Ömer Çağırıcı yeni dönem toplu sözleşmelerine ilişkin de şu önbilgileri verdi: “Öncelikle özel güvenlik görevlisi olan işçilere değerli olduklarını hissettireceğiz. Temsilci seçimleri yapacağız. Kendileri bu zamana kadar hiç kimseyi seçmemişler, şimdi kendilerini seçecekler. Biz buradaki temsilcilerimizle ve tüm lokasyondaki arkadaşlarımızın seçeceği insanlarla beraber bir toplu sözleşme taslağı yapacağız. Arkadaşlarımız bütün toplu sözleşme süreçlerine şahit olacaklar. Ülkemizde ekonomik şartlar belli. Elektriğe, doğalgaza, oraya buraya gelen zamlar belli. Bunların gerçek enflasyon üzerinden değerlerini ele alacağız ve özel güvenlik görevlilerinin özellikle yaptığı işleri ele alıp ona göre bir toplu sözleşme taslağı hazırlayacağız.

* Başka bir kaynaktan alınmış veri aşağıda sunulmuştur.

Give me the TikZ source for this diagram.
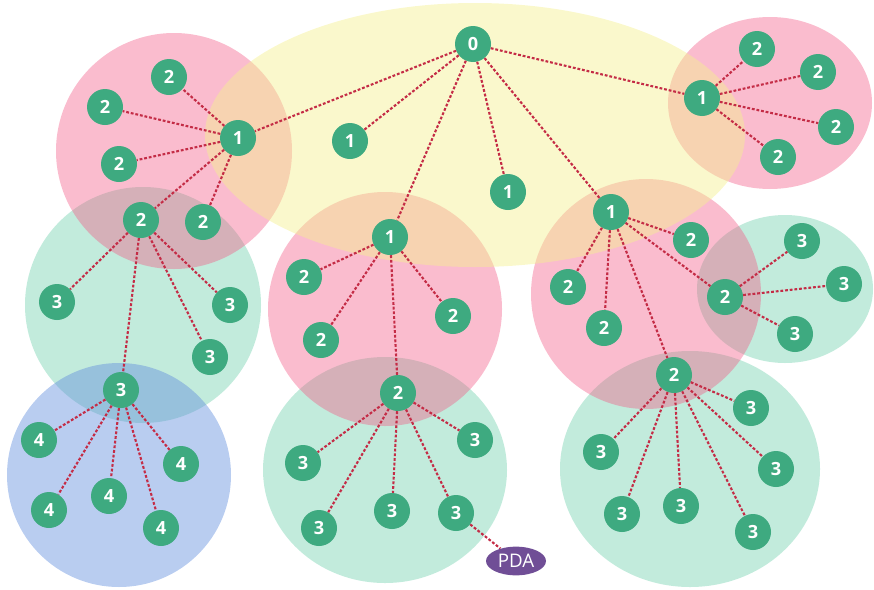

GEÇİCİ VE KİT’LERDEKİ İŞÇİLERİN DURUMU
Türkiye Haber-İş Sendikası ile Türk Telekom arasında geçen günlerde imzalanan sözleşmeyi verimli olarak değerlendiren Çağırıcı Türk-İş Genel Başkanı Ergün Atalay'ın imza töreninde yaptığı açıklamaya değindi. Çağırıcı, şunları söyledi: “Genel Başkanımız, geçici işçilerin hâlâ kadroya geçmediğini, geçici sürelerinin devam ettiğini belirtti. Orada KİT'lerde çalışan bizim emekçi arkadaşlarımızın kadroya geçmediğini söyledi. Daha sonrasında Çalışma Bakanımız Sayın Vedat Bilgin de orada anlamlı bir konuşma yaptı; 'Benim genel müdürlüğüm zamanından beri devam eden geçici bir işçilik, nasıl bir geçici işçilik ki hâlâ devam ediyor. Bu Çalışma Bakanlığı olarak bizim önümüzde olan bir süreç.' dedi. KİT'lerde çalışan arkadaşlarımızın da bakanımız göreve geldiğinden beri sorunun çözümüne odaklı çalışmalar yapıyor. İnşallah yakın zamanda da bu arkadaşlarımızın kadroya geçeceğine biz inanıyoruz.”